A cutting-edge blend of contemporary design and art informs the work of architecture’s enfant terrible. This first book on his firm presents an array of immersive spaces for living and working that walk the edge of practicality and imagination.
Best known for UNESCO’s Cop22 in Marrakech and the French Embassy extension in Vienna, as well as his daring “guerrilla architecture,” such as Bow-House made from scaffolding and repurposed doors and windows in Holland, architect, urbanist, author, and former graffiti artist Stéphane Malka is at the forefront of the architectural avant-garde.
Malka’s work blends art and architecture from a humanist perspective informed by the designer’s intention to create work that is positive and sustainable. His practice, based in Paris and in Los Angeles, realizes homes, offices, art installations, and stage designs with the idea that we ought always to rethink our typical notions and challenge established conventions. This results in surprising places where there is an intermingling of dreams and pragmatism, the baroque and minimalism, ecology and sophistication.

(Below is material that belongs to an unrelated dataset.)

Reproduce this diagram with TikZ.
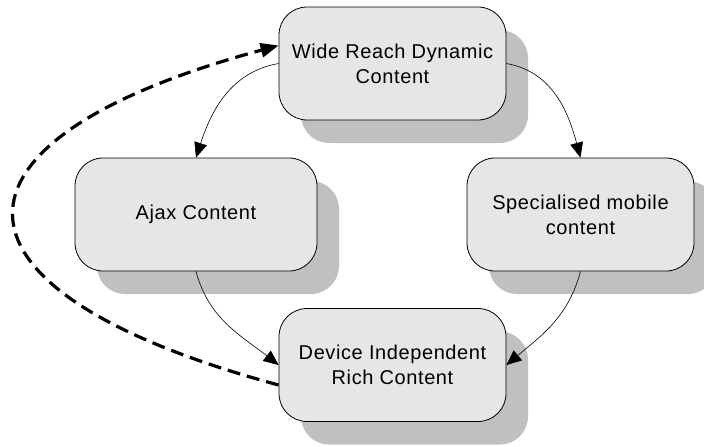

The book, an expression of Malka’s daring aesthetic and conscientious ethos, features his groundbreaking exploration of contemporary housing. Included are his cliffside Mugu House, in Malibu, California, a dramatic expression of dwelling meets mountain in a delicate tracery of slatted wood and glass. Beyond freestanding structures, showcased as well are Studio Malka’s interventions and transformations of existing architecture and the exploration and development of green building and design, embracing the adaptation and reuse of existing structures and materials—a dazzling expression of artistry and innovation that opens its doors and windows on the future.